PERVERSE INCENTIVES RESULT FROM FEE-FOR-SERVICE
July 22, 2009
We pay for health care one service at a time. There's a bill for an office visit, for a blood test, for an X-ray, for a hospital bed, a specialist and so forth. There's fairly broad recognition that this fee-for-service way of paying for care is a big part of the problem because it rewards doctors, labs and hospitals for more stuff rather than making -- or keeping -- the patient well. It can make for some perverse incentives, says columnist Jim Landers.

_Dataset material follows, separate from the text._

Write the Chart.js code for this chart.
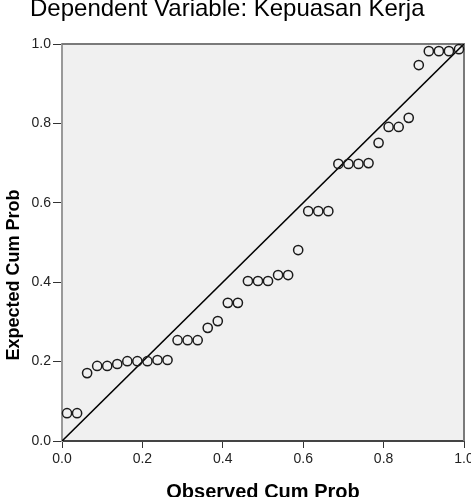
<!DOCTYPE html>
<html><head><meta charset="utf-8">
<script src="https://cdn.jsdelivr.net/npm/chart.js@4/dist/chart.umd.min.js"></script>
<style>html,body{margin:0;padding:0;background:#fff;overflow:hidden}#wrap{width:471px;height:497px;position:relative}</style>
</head><body><div id="wrap"><canvas id="c" width="471" height="497"></canvas></div>
<script>
const titleText = 'Dependent Variable: Kepuasan Kerja';
const xTitle = 'Observed Cum Prob';
const yTitle = 'Expected Cum Prob';
const tickValues = [0, 0.2, 0.4, 0.6, 0.8, 1.0];
const tickLabels = ['0.0', '0.2', '0.4', '0.6', '0.8', '1.0'];
const observedCumProb = [0.0125, 0.0375, 0.0625, 0.0875, 0.1125, 0.1375, 0.1625, 0.1875, 0.2125, 0.2375,
  0.2625, 0.2875, 0.3125, 0.3375, 0.3625, 0.3875, 0.4125, 0.4375, 0.4625, 0.4875,
  0.5125, 0.5375, 0.5625, 0.5875, 0.6125, 0.6375, 0.6625, 0.6875, 0.7125, 0.7375,
  0.7625, 0.7875, 0.8125, 0.8375, 0.8625, 0.8875, 0.9125, 0.9375, 0.9625, 0.9875];
const expectedCumProb = [0.070, 0.070, 0.171, 0.189, 0.189, 0.194, 0.201, 0.201, 0.201, 0.204,
  0.204, 0.254, 0.254, 0.254, 0.285, 0.302, 0.348, 0.348, 0.403, 0.403,
  0.403, 0.418, 0.418, 0.481, 0.579, 0.579, 0.579, 0.698, 0.698, 0.698,
  0.700, 0.751, 0.791, 0.791, 0.814, 0.947, 0.982, 0.982, 0.982, 0.987];
const referenceX = [0, 1];
const referenceY = [0, 1];

const FONT = '"Liberation Sans", Arial, sans-serif';

const decor = {
  id: 'decor',
  beforeDraw(chart) {
    const {ctx, chartArea: a} = chart;
    ctx.save();
    ctx.fillStyle = '#f0f0f0';
    ctx.fillRect(a.left, a.top, a.right - a.left, a.bottom - a.top);
    ctx.restore();
  },
  beforeDatasetsDraw(chart) {
    const {ctx, chartArea: a} = chart;
    ctx.save();
    ctx.lineWidth = 2;
    ctx.strokeStyle = '#7a7a7a';
    ctx.beginPath();
    ctx.moveTo(a.left, a.top);
    ctx.lineTo(a.right, a.top);
    ctx.lineTo(a.right, a.bottom);
    ctx.stroke();
    ctx.restore();
  },
  afterDraw(chart) {
    const {ctx} = chart;
    ctx.save();
    ctx.fillStyle = '#000';
    ctx.textBaseline = 'alphabetic';
    ctx.font = '24px ' + FONT;
    ctx.textAlign = 'left';
    ctx.fillText(titleText, 30, 16);
    ctx.font = 'bold 20px ' + FONT;
    ctx.textAlign = 'center';
    ctx.fillText(xTitle, 263, 497.5);
    ctx.translate(18.5, 275);
    ctx.rotate(-Math.PI / 2);
    ctx.font = 'bold 18px ' + FONT;
    ctx.fillText(yTitle, 0, 0);
    ctx.restore();
  }
};

const points = observedCumProb.map((x, i) => ({x: x, y: expectedCumProb[i]}));
const refLine = referenceX.map((x, i) => ({x: x, y: referenceY[i]}));

new Chart(document.getElementById('c'), {
  type: 'scatter',
  data: {
    datasets: [
      {
        type: 'line',
        data: refLine,
        borderColor: '#000',
        borderWidth: 1.6,
        pointRadius: 0,
        fill: false,
        order: 2
      },
      {
        type: 'scatter',
        data: points,
        pointRadius: 4.6,
        pointBorderWidth: 1.5,
        borderColor: '#1a1a1a',
        backgroundColor: 'rgba(0,0,0,0)',
        pointStyle: 'circle',
        clip: 8,
        order: 1
      }
    ]
  },
  options: {
    responsive: false,
    devicePixelRatio: 1,
    animation: false,
    layout: {padding: {top: 44, right: 7, bottom: 0, left: 0}},
    plugins: {legend: {display: false}, tooltip: {enabled: false}, title: {display: false}},
    scales: {
      x: {
        type: 'linear', min: 0, max: 1,
        afterBuildTicks: s => { s.ticks = tickValues.map(v => ({value: v})); },
        afterFit: s => { s.height = 56; s.paddingLeft = 0; s.paddingRight = 0; },
        ticks: {
          autoSkip: false, maxRotation: 0, padding: 3,
          color: '#222', font: {family: FONT, size: 14},
          callback: (v, i) => tickLabels[i]
        },
        grid: {drawOnChartArea: false, drawTicks: true, tickLength: 7, color: '#333', lineWidth: 1},
        border: {display: true, color: '#444', width: 2}
      },
      y: {
        type: 'linear', min: 0, max: 1,
        afterBuildTicks: s => { s.ticks = tickValues.map(v => ({value: v})); },
        afterFit: s => { s.width = 62; s.paddingTop = 0; s.paddingBottom = 0; },
        ticks: {
          autoSkip: false, padding: 2,
          color: '#222', font: {family: FONT, size: 14},
          callback: (v, i) => tickLabels[i]
        },
        grid: {drawOnChartArea: false, drawTicks: true, tickLength: 9, color: '#333', lineWidth: 1},
        border: {display: true, color: '#999', width: 2}
      }
    }
  },
  plugins: [decor]
});
</script>
</body></html>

If medical providers keep patients healthy enough to stay out of the hospital, they lose money under the fee-for-service system, said Andrew Dreyfus, an executive vice president with Blue Cross Blue Shield of Massachusetts, but the system "rewards treatments for infections acquired in hospitals."

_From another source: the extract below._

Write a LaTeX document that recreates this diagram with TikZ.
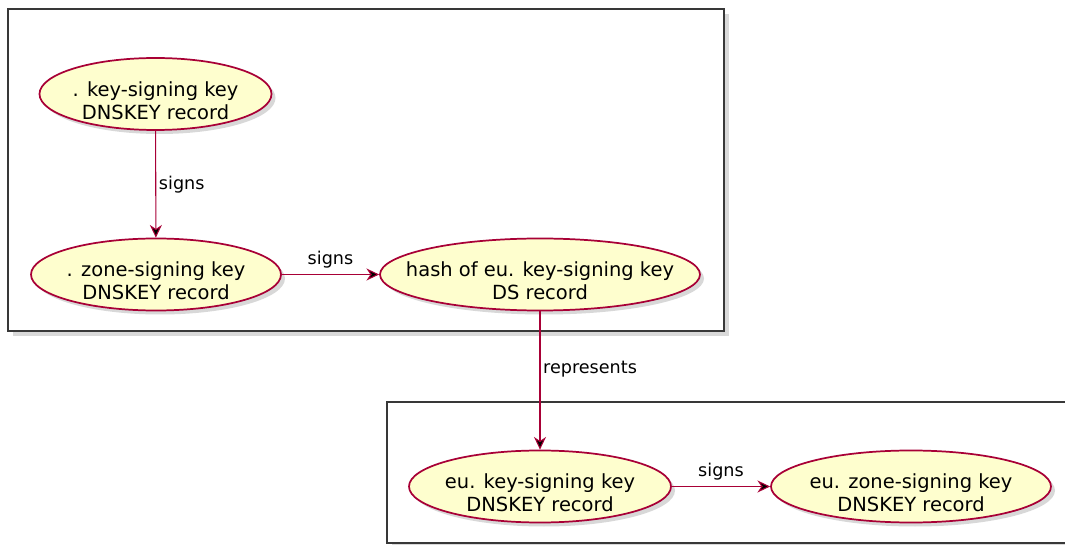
\documentclass[tikz,border=0pt]{standalone}
\usepackage{fontspec}
\setmainfont{DejaVu Sans}
\usetikzlibrary{shapes.geometric,arrows.meta,shadows}

\definecolor{ucfill}{HTML}{FEFECE}
\definecolor{ucline}{HTML}{A80036}
\definecolor{boxline}{HTML}{383838}

\tikzset{
  usecase/.style 2 args={ellipse, draw=ucline, line width=1.3pt, fill=ucfill,
    minimum width=#1, minimum height=54pt, inner sep=0pt,
    drop shadow={shadow xshift=3pt, shadow yshift=-3pt, opacity=0.3},
    label={[uctext]center:#2}},
  uctext/.style={align=center, yshift=-5pt, inner sep=0pt,
    font=\fontsize{14.6}{17.3}\selectfont},
  zonebox/.style={draw=boxline, line width=1.5pt, fill=white,
    drop shadow={shadow xshift=3.5pt, shadow yshift=-3.5pt, opacity=0.3}},
  flow/.style={draw=ucline, line width=0.8pt,
    -{Stealth[length=9.5pt, width=9pt, inset=3pt]}},
  lbl/.style={font=\fontsize{13.2}{16}\selectfont, inner sep=2pt}
}

\begin{document}
\begin{tikzpicture}[x=0.75pt, y=-0.75pt]
  \useasboundingbox (0,0) rectangle (1065,545);
  \clip (0,0) rectangle (1065,545);

  % zones
  \draw[zonebox] (8,9) rectangle (724,331);
  \draw[zonebox] (387,402) rectangle (1090,543);

  % root zone
  \node (rootksk) [usecase={174pt}{. key-signing key\\DNSKEY record}] at (155.5,94) {};
  \node (rootzsk) [usecase={187.5pt}{. zone-signing key\\DNSKEY record}] at (156,274.5) {};
  \node (dshash) [usecase={240pt}{hash of eu. key-signing key\\DS record}] at (540,274.5) {};

  % eu. zone
  \node (euksk) [usecase={196.5pt}{eu. key-signing key\\DNSKEY record}] at (540,486.5) {};
  \node (euzsk) [usecase={210pt}{eu. zone-signing key\\DNSKEY record}] at (911,486.5) {};

  \path[flow]
  (rootksk) edge node [lbl, right] {signs} (rootzsk)
  (rootzsk) edge node [lbl, above, yshift=2pt] {signs} (dshash)
  (dshash) edge node [lbl, right, pos=0.42] {represents} (euksk)
  (euksk) edge node [lbl, above, yshift=2pt] {signs} (euzsk);
\end{tikzpicture}
\end{document}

How much money could be saved by turning the payment system around?
- Peter Orszag, director of President Barack Obama's Office of Management and Budget, argues that health spending could be cut by a third -- more than $700 billion a year -- if doctors and hospitals coordinated patient care for quality and efficiency.

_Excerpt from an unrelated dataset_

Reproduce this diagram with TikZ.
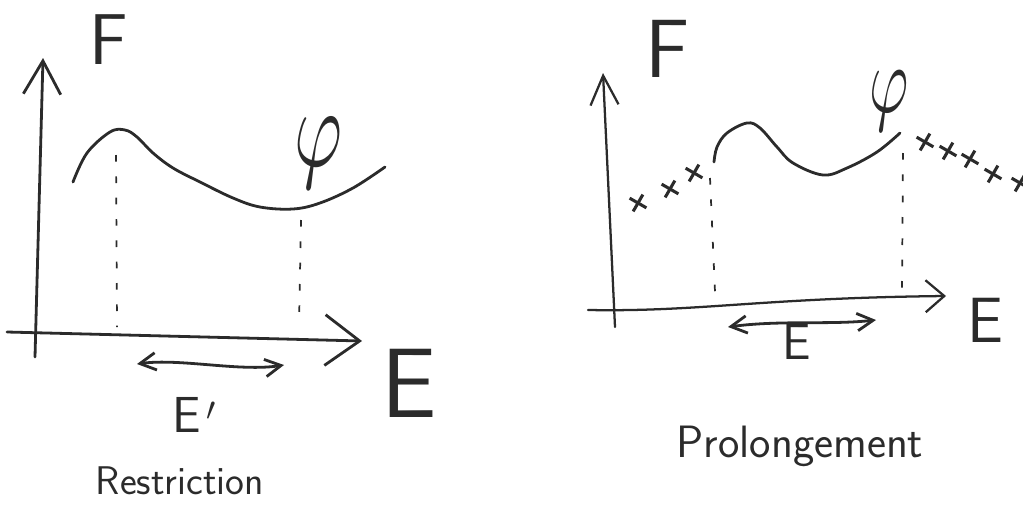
\documentclass[tikz,border=0pt]{standalone}
\usetikzlibrary{arrows.meta,shapes.misc}
\definecolor{ink}{HTML}{2B2B2B}
\tikzset{
  ink/.style={draw=ink, line width=2.1pt, line cap=round, line join=round},
  axisL/.style={ink, -{Straight Barb[length=25pt,width=28pt,line width=2.1pt]}},
  axisLx/.style={ink, -{Straight Barb[length=26pt,width=38pt,line width=2.1pt]}},
  axisR/.style={ink, line width=1.7pt, -{Straight Barb[length=22pt,width=21pt,line width=1.7pt]}},
  axisRx/.style={ink, line width=1.7pt, -{Straight Barb[length=14pt,width=24pt,line width=1.7pt]}},
  spanarrow/.style={ink, {Straight Barb[length=12pt,width=13pt,line width=2.1pt]}-{Straight Barb[length=12pt,width=13pt,line width=2.1pt]}},
  guide/.style={draw=ink, line width=1.3pt, dash pattern=on 5pt off 11pt},
  ext/.style={cross out, draw=ink, line width=2.3pt, minimum size=8pt, inner sep=0pt, rotate=15},
  lbl/.style={text=ink, inner sep=0pt, font=\sffamily},
}
\begin{document}
\begin{tikzpicture}[x=0.75pt,y=-0.75pt]
\useasboundingbox (0,0) rectangle (1023,507);
% ---------- left panel: restriction ----------
\coordinate (lyO) at (35,357);
\coordinate (lyT) at (43,58);
\coordinate (lxO) at (7,332);
\coordinate (lxT) at (362,341);
\draw[axisL] (lyO) -- (lyT);
\draw[axisLx] (lxO) -- (lxT);
\node[lbl, font=\sffamily\fontsize{54}{60}\selectfont] (Fl) at (109,40) {F};
\draw[ink] plot[smooth, tension=0.6] coordinates {(73,182) (87,153) (110,132) (125,130) (137,137) (153,153) (173,168) (200,182) (233,198) (260,207) (293,209) (320,203) (353,188) (385,167)};
\node[lbl, xscale=5.5, yscale=8.5] (phil) at (318,153) {$\varphi$};
\coordinate (gl1t) at (116,155);
\coordinate (gl1b) at (117,327);
\coordinate (gl2t) at (301,220);
\coordinate (gl2b) at (299,326);
\draw[guide] (gl1t) -- (gl1b);
\draw[guide] (gl2t) -- (gl2b);
\coordinate (rl1) at (137,364);
\coordinate (rl2) at (284,365);
\draw[spanarrow] (rl1) .. controls (180,358) and (240,372) .. (rl2);
\node[lbl, font=\sffamily\fontsize{38}{44}\selectfont] (Ep) at (194,415) {E$\,'$};
\node[lbl, font=\sffamily\fontsize{74}{80}\selectfont] (El) at (409,383) {E};
\node[lbl, font=\sffamily\fontsize{30}{36}\selectfont, anchor=base] (rest) at (180,494) {Restriction};
% ---------- right panel: prolongement ----------
\coordinate (ryO) at (615,327);
\coordinate (ryT) at (603,73);
\coordinate (rxO) at (588,310);
\coordinate (rxT) at (946,296);
\draw[axisR] (ryO) -- (ryT);
\draw[axisRx] (rxO) .. controls (700,312) and (760,298) .. (rxT);
\node[lbl, font=\sffamily\fontsize{62}{68}\selectfont] (Fr) at (668,49) {F};
\draw[ink] plot[smooth, tension=0.6] coordinates {(714,162) (717,147) (727,133) (747,123) (760,128) (777,147) (793,163) (823,175) (847,168) (877,152) (900,133)};
\node[lbl, xscale=4.5, yscale=7.2] (phir) at (889,101) {$\varphi$};
\node[ext] (c1) at (638,203) {};
\node[ext] (c2) at (670,189) {};
\node[ext] (c3) at (694,173) {};
\node[ext] (c4) at (925,142) {};
\node[ext] (c5) at (948,151) {};
\node[ext] (c6) at (970,159) {};
\node[ext] (c7) at (993,174) {};
\node[ext] (c8) at (1020,183) {};
\coordinate (gr1t) at (710,178);
\coordinate (gr1b) at (715,292);
\coordinate (gr2t) at (903,153);
\coordinate (gr2b) at (902,290);
\draw[guide] (gr1t) -- (gr1b);
\draw[guide] (gr2t) -- (gr2b);
\coordinate (rr1) at (728,327);
\coordinate (rr2) at (876,320);
\draw[spanarrow] (rr1) .. controls (780,320) and (830,325) .. (rr2);
\node[lbl, font=\sffamily\fontsize{38}{44}\selectfont] (Er) at (797,342) {E};
\node[lbl, font=\sffamily\fontsize{48}{54}\selectfont] (Ebr) at (985,320) {E};
\node[lbl, font=\sffamily\fontsize{34}{40}\selectfont, anchor=base] (prol) at (800,457) {Prolongement};
\end{tikzpicture}
\end{document}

- That finding is supported by research done at the Dartmouth Institute for Health Policy in New Hampshire.
However, John Goodman, President, CEO and the Kellye Wright Fellow with the National Center for Policy Analysis, says the savings from Orszag's approach would be far less.
Goodman agrees that the current payment system gets the incentives wrong. To save money, he recommends:
- Letting doctors devise new payment approaches to do more with less bureaucracy.
- Giving patients more financial responsibility -- and more information -- so they would have an interest in cost as well as quality.